To better understand this situation, it is important to know more about Hong Kong and its relationship to the mainland. Hong Kong was a British territory before 1997 and, as a result, developed a culture of economic and political freedom thanks to the work of people like Chris Patten, the last colonial governor of Hong Kong. As a part of the handover agreement between Britain and Hong Kong, Beijing agreed to give Hong Kong a significant amount of autonomy for the next 50 years as a Special Administrative Region (SAR). This included things like free markets and the rule of law. Unfortunately, the CCP began to violate this agreement almost immediately and has spent the past twenty years cracking down on the freedom of Hong Kongers. The interference has been so significant that several groups, both private and public, have stopped regarding Hong Kong as an autonomous entity. 

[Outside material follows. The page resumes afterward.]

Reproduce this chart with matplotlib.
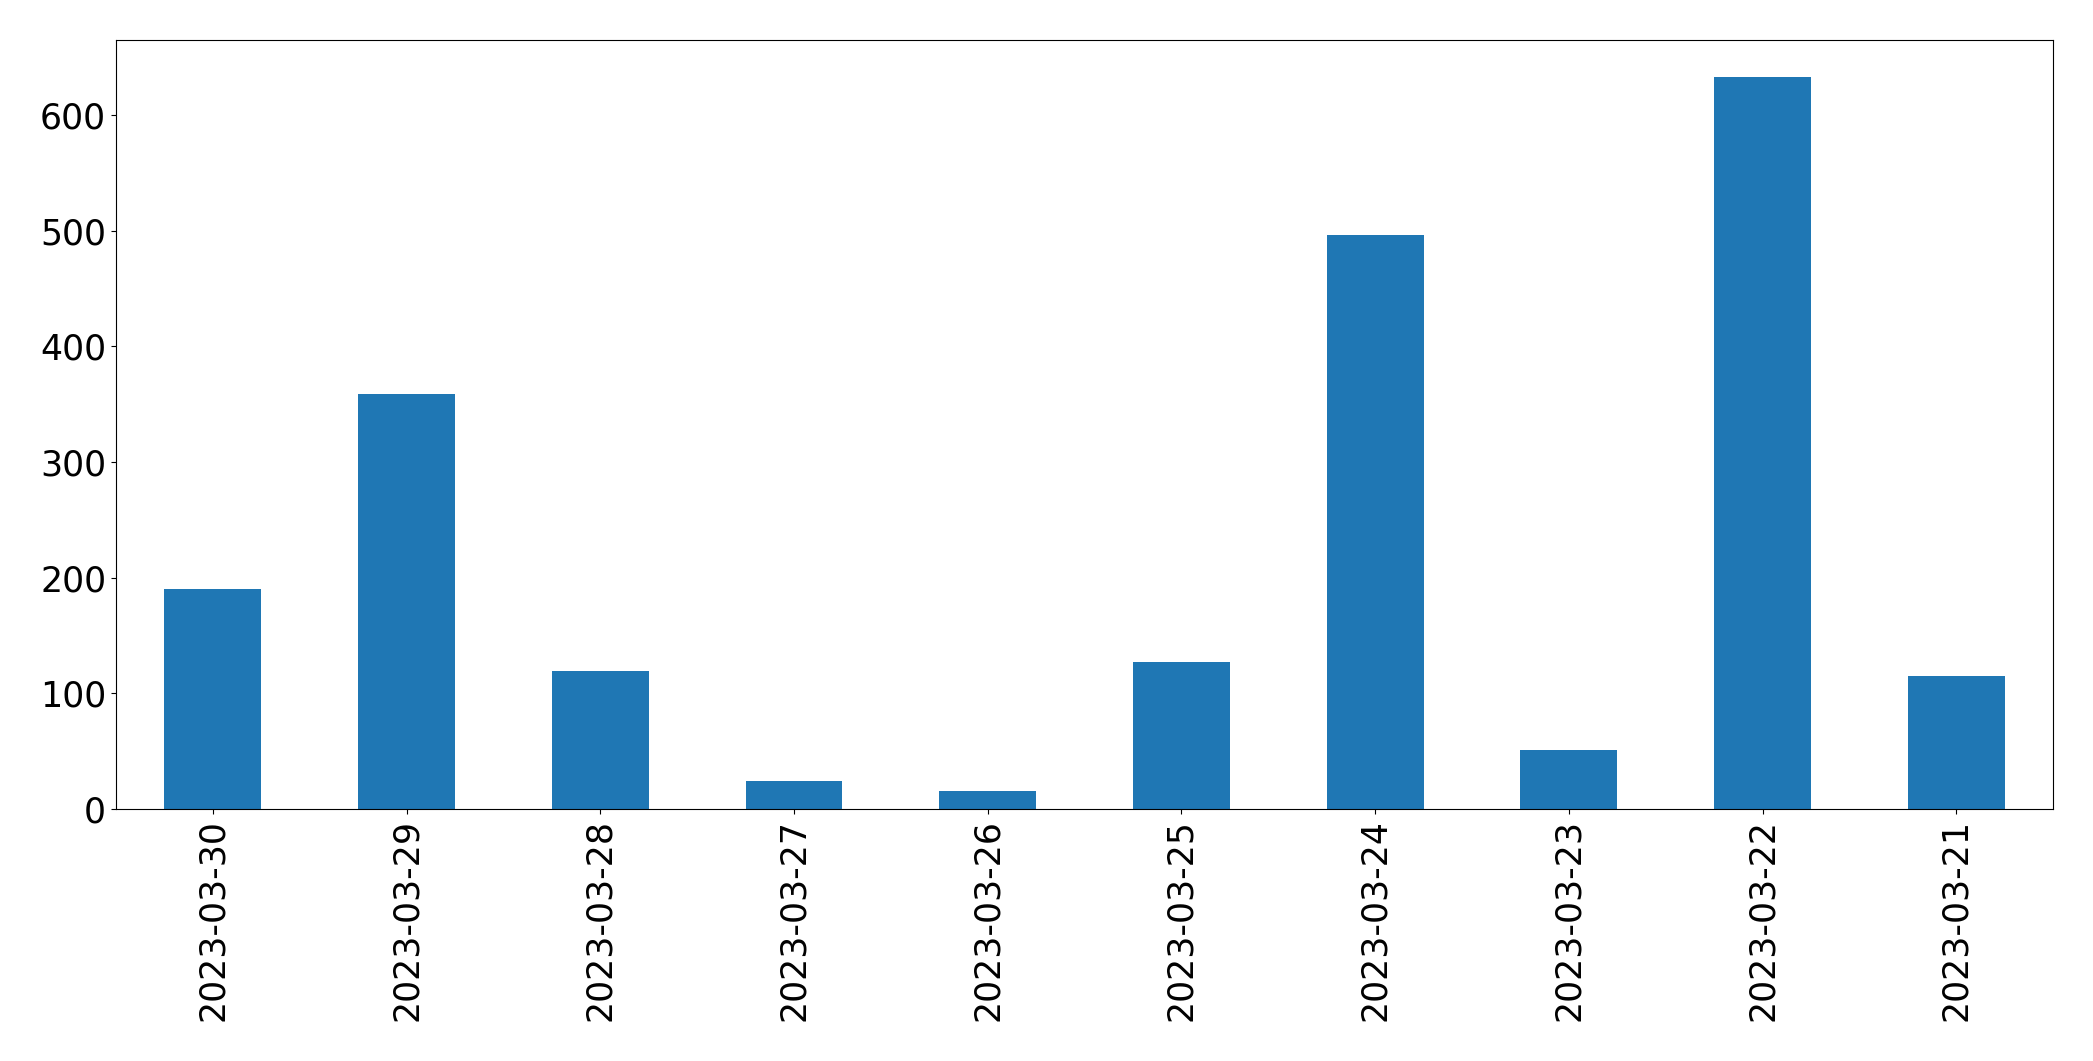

These crackdowns appear to be part of political reforms that Beijing claims have no impact on Hong Kong’s status as a financial hub. However, in the eyes of the Communist Party, everything is political, including the economy. One illustrative case is that of Jimmy Lai and his Apple Daily Newspaper. Lai himself has been convicted for his pro-democracy activity and faces life in prison for violating Beijing’s National Security Law. However, Next Media,  the parent company of Apple Daily, had its bank accounts frozen without due process. This would sully Hong Kong’s reputation by exposing that businesses can no longer receive the fair trial they have come to expect in Hong Kong. In a half-hearted attempt to cover this up, Hong Kong’s government has accused Next Media of fraud and frozen its bank accounts without a court order or a conviction. 

Lai was a rarity amongst the billionaire class of Hong Kong. Many of his fellow billionaires and entrepreneurs chose to stay silent throughout the protest movements that have sprung up throughout the years. Many believed that by staying silent on politics, they could avoid the CCP’s wrath and continue making money. That dream is going up in flames as the CCP is turning up the pressure on Li Ka-Shing in the aftermath of the deal to sell his company’s ports near the Panama Canal. At one point in time, Li would have been free to run his companies how he sees fit. In today’s brave new world, an otherwise ordinary business deal that disadvantages the CCP can now be viewed as criminal and treasonous

So why does this matter? Despite all the changes in Hong Kong over the years, it remains an important hub for international business. In fact, of the almost $4 trillion foreign investment there, 68% of it comes from countries outside of China. That means that businessmen from Britain, mainland Europe, and all over the world continue investing in China. Like Li, they believe that Hong Kong is a safe bet and they can escape the crosshairs of the CCP. However, what happened to Jimmy Lai and what is happening to Li Ka-Shing could happen to anyone. If billionaires like Lai and Li aren’t safe, who is? 

The danger isn’t limited to Hong Kongers and mainland Chinese; foreigners are also at risk. According to China’s National Security Law, passed in 2020, non-citizens are liable if they are found to undermine the authority of the CCP and could face life in prison, even if such violations took place outside of Hong Kong. So not only are the property and companies of international businessmen at risk, but their lives are as well. 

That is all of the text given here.